— begin PROVIDED DATA —
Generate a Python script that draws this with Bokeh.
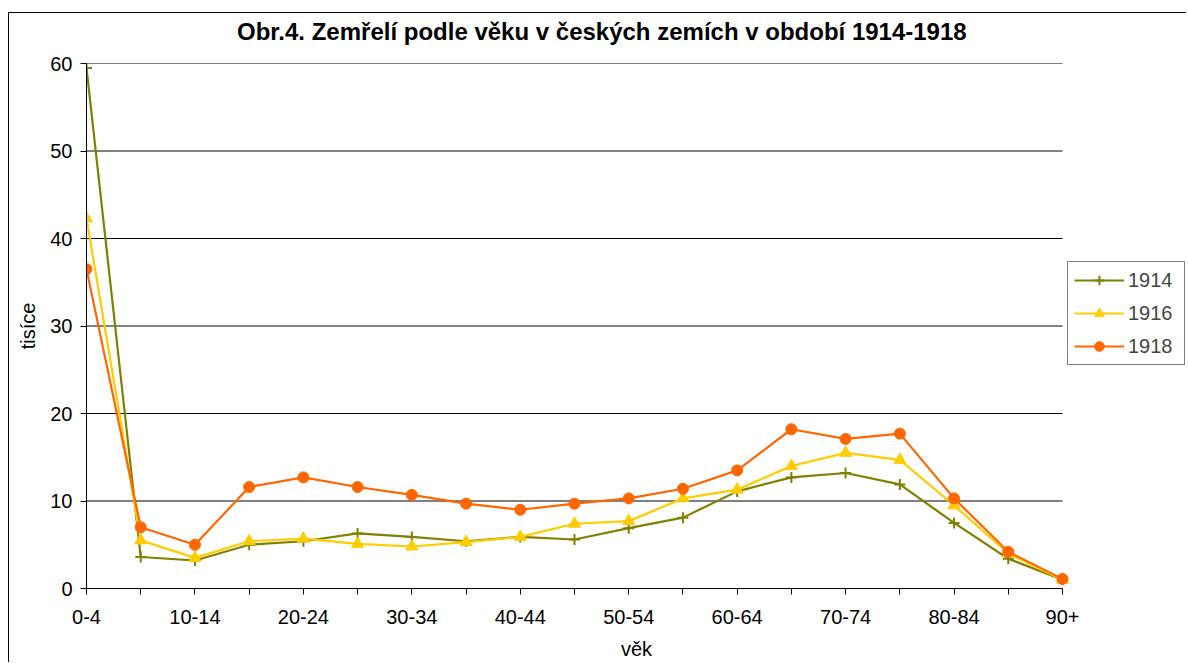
from bokeh.plotting import figure
from bokeh.layouts import column
from bokeh.models import FixedTicker, Legend, LegendItem, Range1d, Div
from bokeh.embed import file_html
from bokeh.resources import INLINE

title_text = "Obr.4. Zemřelí podle věku v českých zemích v období 1914-1918"
categories = ["0-4", "5-9", "10-14", "15-19", "20-24", "25-29", "30-34", "35-39",
              "40-44", "45-49", "50-54", "55-59", "60-64", "65-69", "70-74", "75-79",
              "80-84", "85-89", "90+"]
y1914 = [59.5, 3.6, 3.2, 5.0, 5.4, 6.3, 5.9, 5.4, 5.9, 5.6, 6.9, 8.1, 11.1, 12.7, 13.2, 11.9, 7.5, 3.4, 1.0]
y1916 = [42.3, 5.5, 3.5, 5.4, 5.7, 5.1, 4.8, 5.3, 5.9, 7.4, 7.7, 10.3, 11.3, 14.0, 15.5, 14.7, 9.5, 4.0, 1.0]
y1918 = [36.5, 7.0, 5.0, 11.6, 12.7, 11.6, 10.7, 9.7, 9.0, 9.7, 10.3, 11.4, 13.5, 18.2, 17.1, 17.7, 10.3, 4.2, 1.1]
series_names = ["1914", "1916", "1918"]
y_ticks = [0, 10, 20, 30, 40, 50, 60]

x = list(range(len(categories)))
n = len(categories)
FONT = "Liberation Sans"

# layout (pixels)
W = 1177
TITLE_H = 38
H = 649 - TITLE_H
BL, BT, BB = 77, 12, 73
PLOT_W = 976                      # width of the drawn data area
FRAME_W = W - BL                  # frame extends under the legend
x_end = (n - 1) * FRAME_W / PLOT_W

title = Div(text=title_text, width=W, height=TITLE_H, margin=0,
            styles={"font-family": "'Liberation Sans'", "font-size": "24px",
                    "font-weight": "bold", "color": "black", "line-height": "38px",
                    "padding-left": "228px", "white-space": "nowrap",
                    "box-sizing": "border-box"})

p = figure(width=W, height=H, output_backend="svg", toolbar_location=None,
           x_range=Range1d(0, x_end), y_range=Range1d(0, 60),
           min_border_left=BL, min_border_right=0, min_border_top=BT, min_border_bottom=BB)
p.margin = 0

p.outline_line_color = None
p.background_fill_color = "white"
p.border_fill_color = "white"

p.xgrid.grid_line_color = None
p.ygrid.grid_line_color = None
p.segment(x0=[0] * (len(y_ticks) - 1), x1=[n - 1] * (len(y_ticks) - 1),
          y0=y_ticks[1:], y1=y_ticks[1:], line_color="black", line_width=1)

for ax in (p.xaxis[0], p.yaxis[0]):
    ax.axis_line_color = "black"
    ax.major_tick_line_color = "black"
    ax.major_tick_in = 0
    ax.major_tick_out = 6
    ax.minor_tick_line_color = None
    ax.major_label_text_font = FONT
    ax.major_label_text_font_size = "20px"
    ax.major_label_text_color = "black"
    ax.axis_label_text_font = FONT
    ax.axis_label_text_font_size = "20px"
    ax.axis_label_text_font_style = "normal"
    ax.axis_label_text_color = "black"

p.xaxis.bounds = (0, n - 1)
p.xaxis.ticker = FixedTicker(ticks=x)
p.xaxis.major_label_overrides = {i: (c if i % 2 == 0 else "") for i, c in enumerate(categories)}
p.xaxis.axis_label = "věk"
p.xaxis.major_label_standoff = 15
p.xaxis.axis_label_standoff = 11
p.yaxis.ticker = FixedTicker(ticks=y_ticks)
p.yaxis.axis_label = "tisíce"
p.yaxis.major_label_standoff = 8
p.yaxis.axis_label_standoff = 8

c1 = "#808000"
c2 = "#FFCC00"
c3 = "#FF6600"

l1 = p.line(x, y1914, line_color=c1, line_width=2.2)
m1 = p.scatter(x, y1914, marker="cross", size=11, line_color=c1, line_width=2)
l2 = p.line(x, y1916, line_color=c2, line_width=2.2)
m2 = p.scatter(x, y1916, marker="triangle", size=12, fill_color=c2, line_color=c2)
l3 = p.line(x, y1918, line_color=c3, line_width=2.2)
m3 = p.scatter(x, y1918, marker="circle", size=11, fill_color=c3, line_color=c3)

legend = Legend(items=[LegendItem(label=series_names[0], renderers=[l1, m1]),
                       LegendItem(label=series_names[1], renderers=[l2, m2]),
                       LegendItem(label=series_names[2], renderers=[l3, m3])],
                location=(PLOT_W + 5, 223))
legend.margin = 0
legend.padding = 6
legend.spacing = 9
legend.border_line_color = "black"
legend.border_line_width = 1
legend.label_text_font = FONT
legend.label_text_font_size = "20px"
legend.glyph_width = 50
legend.glyph_height = 24
legend.label_standoff = 4
legend.label_width = 50
legend.background_fill_color = "white"
p.add_layout(legend)

layout = column(title, p, spacing=0,
                styles={"border-left": "1px solid black", "border-top": "1px solid black",
                        "margin-left": "8px", "margin-top": "12px"})

open("out.html", "w").write(file_html(layout, INLINE))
— end PROVIDED DATA —
WHAT THIS TASK INVOLVES — Repeat the listing above up to and including the line with "from bokeh.resources import INLINE", starting from its first line. Drop any pictures.

FINAL RESULT —
Generate a Python script that draws this with Bokeh.
from bokeh.plotting import figure
from bokeh.layouts import column
from bokeh.models import FixedTicker, Legend, LegendItem, Range1d, Div
from bokeh.embed import file_html
from bokeh.resources import INLINE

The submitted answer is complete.